There is such a possibility given that Perisic has been tried in absentia by a Croatian court and sentenced to prison for crimes committed in the Zadar hinterland, the minister told reporters in Zagreb on Tuesday during a visit to the Zagreb Trade Fair Centre.
On Monday Perisic, 61, flew from Belgrade to The Hague where he surrendered to the International Criminal Tribunal for the former Yugoslavia (ICTY) which charged him with 13 counts of persecution on political, religious and racial grounds, extermination, murder, inhumane acts, and attacks on civilians as crimes against humanity and violations of the laws and customs of war.

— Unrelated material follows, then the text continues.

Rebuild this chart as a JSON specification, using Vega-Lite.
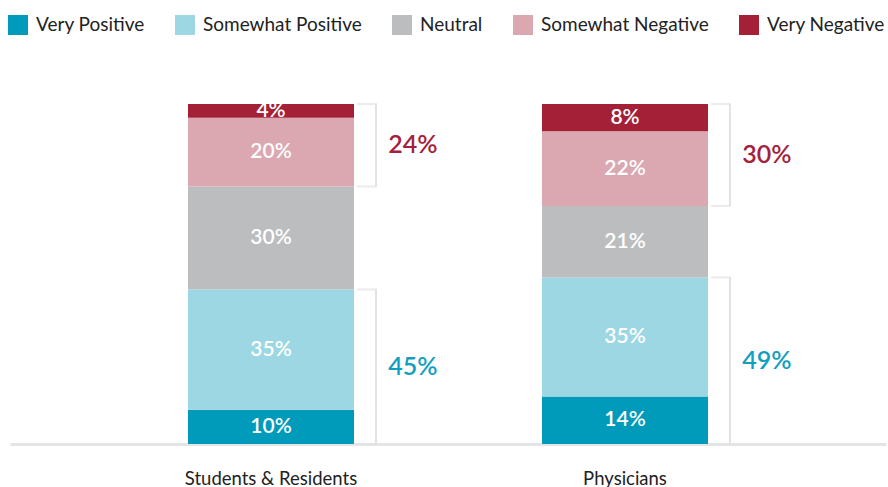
{
  "$schema": "https://vega.github.io/schema/vega-lite/v6.json",
  "width": 876,
  "height": 340,
  "autosize": "none",
  "padding": {"left": 10, "top": 104, "right": 2, "bottom": 43},
  "background": "white",
  "data": {
    "values": [
      {"category": "Students & Residents", "sentiment": "Very Positive", "tone": "Positive", "order": 1, "value": 10},
      {"category": "Students & Residents", "sentiment": "Somewhat Positive", "tone": "Positive", "order": 2, "value": 35},
      {"category": "Students & Residents", "sentiment": "Neutral", "tone": "Neutral", "order": 3, "value": 30},
      {"category": "Students & Residents", "sentiment": "Somewhat Negative", "tone": "Negative", "order": 4, "value": 20},
      {"category": "Students & Residents", "sentiment": "Very Negative", "tone": "Negative", "order": 5, "value": 4},
      {"category": "Physicians", "sentiment": "Very Positive", "tone": "Positive", "order": 1, "value": 14},
      {"category": "Physicians", "sentiment": "Somewhat Positive", "tone": "Positive", "order": 2, "value": 35},
      {"category": "Physicians", "sentiment": "Neutral", "tone": "Neutral", "order": 3, "value": 21},
      {"category": "Physicians", "sentiment": "Somewhat Negative", "tone": "Negative", "order": 4, "value": 22},
      {"category": "Physicians", "sentiment": "Very Negative", "tone": "Negative", "order": 5, "value": 8}
    ]
  },
  "transform": [
    {"stack": "value", "groupby": ["category"], "sort": [{"field": "order", "order": "ascending"}], "as": ["y0", "y1"], "offset": "normalize"},
    {"calculate": "(datum.y0 + datum.y1) / 2", "as": "mid"},
    {"calculate": "datum.value + '%'", "as": "label"}
  ],
  "encoding": {
    "x": {
      "field": "category",
      "type": "nominal",
      "sort": ["Students & Residents", "Physicians"],
      "scale": {"paddingInner": 0.5311, "paddingOuter": 0.5028},
      "axis": {
        "title": null,
        "labelAngle": 0,
        "labelFont": "Lato",
        "labelFontSize": 18.5,
        "labelColor": "#222222",
        "labelPadding": 25,
        "ticks": false,
        "domainColor": "#e5e5e5",
        "domainWidth": 3
      }
    }
  },
  "layer": [
    {
      "mark": {"type": "bar"},
      "encoding": {
        "y": {"field": "y0", "type": "quantitative", "scale": {"domain": [0, 1]}, "axis": null},
        "y2": {"field": "y1"},
        "color": {
          "field": "sentiment",
          "type": "nominal",
          "scale": {
            "domain": ["Very Positive", "Somewhat Positive", "Neutral", "Somewhat Negative", "Very Negative"],
            "range": ["#009bbb", "#9dd7e4", "#bcbdbf", "#dba7b0", "#a32036"]
          },
          "legend": {
            "title": null,
            "orient": "none",
            "direction": "horizontal",
            "legendX": -2,
            "legendY": -89,
            "symbolType": "square",
            "symbolSize": 400,
            "symbolStrokeWidth": 0,
            "symbolOpacity": 1,
            "labelFont": "Lato",
            "labelFontSize": 19,
            "labelLimit": 300,
            "labelColor": "#222222",
            "labelOffset": 8,
            "columnPadding": 30,
            "padding": 0
          }
        }
      }
    },
    {
      "mark": {"type": "text", "color": "white", "font": "Lato", "fontSize": 21, "fontWeight": 600, "baseline": "middle"},
      "encoding": {
        "y": {"field": "mid", "type": "quantitative"},
        "text": {"field": "label"}
      }
    },
    {
      "transform": [
        {"filter": "datum.tone !== 'Neutral'"},
        {"aggregate": [
          {"op": "min", "field": "y0", "as": "b0"},
          {"op": "max", "field": "y1", "as": "b1"},
          {"op": "sum", "field": "value", "as": "total"}
        ], "groupby": ["category", "tone"]},
        {"calculate": "(datum.b0 + datum.b1) / 2", "as": "bmid"},
        {"calculate": "datum.total + '%'", "as": "tlabel"}
      ],
      "layer": [
        {
          "mark": {"type": "rule", "xOffset": 105, "color": "#e3e3e3", "strokeWidth": 2},
          "encoding": {
            "y": {"field": "b0", "type": "quantitative"},
            "y2": {"field": "b1"}
          }
        },
        {
          "mark": {"type": "tick", "xOffset": 96, "color": "#e3e3e3", "thickness": 2, "size": 20, "orient": "horizontal"},
          "encoding": {
            "y": {"field": "b0", "type": "quantitative"}
          }
        },
        {
          "mark": {"type": "tick", "xOffset": 96, "color": "#e3e3e3", "thickness": 2, "size": 20, "orient": "horizontal"},
          "encoding": {
            "y": {"field": "b1", "type": "quantitative"}
          }
        },
        {
          "mark": {"type": "text", "xOffset": 142, "font": "Lato", "fontSize": 25, "fontWeight": 600, "baseline": "middle"},
          "encoding": {
            "y": {"field": "bmid", "type": "quantitative"},
            "text": {"field": "tlabel"},
            "color": {
              "condition": {"test": "datum.tone === 'Negative'", "value": "#a3213a"},
              "value": "#129fbf"
            }
          }
        }
      ]
    }
  ],
  "config": {
    "view": {"stroke": null},
    "text": {"font": "Lato"}
  }
}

The indictment covers the period from 26 August 1993 to 24 November 1998, when Perisic was Yugoslavia's military chief of staff. He was indicted on the basis of individual and command responsibility for the role of high-ranking Yugoslav Army officers serving in Bosnian and Croatian Serb forces in the siege and shelling of Sarajevo from 1993 to 1995, the May 1995 shelling of Zagreb, and the 1995 slaughter of Bosnian Muslims in the UN safe haven of Srebrenica.
Skare Ozbolt today reiterated that Croatia was doing its utmost to close the last remaining outstanding issue in its cooperation with the ICTY, notably to locate and arrest the runaway general Ante Gotovina.
Regarding the Perisic indictment, Croat and Bosniak citizens and leaders in Mostar on Tuesday expressed their disappointment with the tribunal's failure to indict Perisic for the 1992 shelling of that southern Bosnian city.
Mostar's war-time mayor, Milivoj Gagro, said he was surprised to see that the crimes in Mostar were left out of the indictment.
"Besides Zadar, Mostar is the city that suffered the greatest damage inflicted by the army led by General Perisic," Gagro said.
"About 700 people were killed in Mostar during the shelling when Perisic was the commander of the Yugoslav People's Army (JNA) troops in the area," said Mehmed Behman, a Social Democratic Party official, who was involved in the defence of Mostar.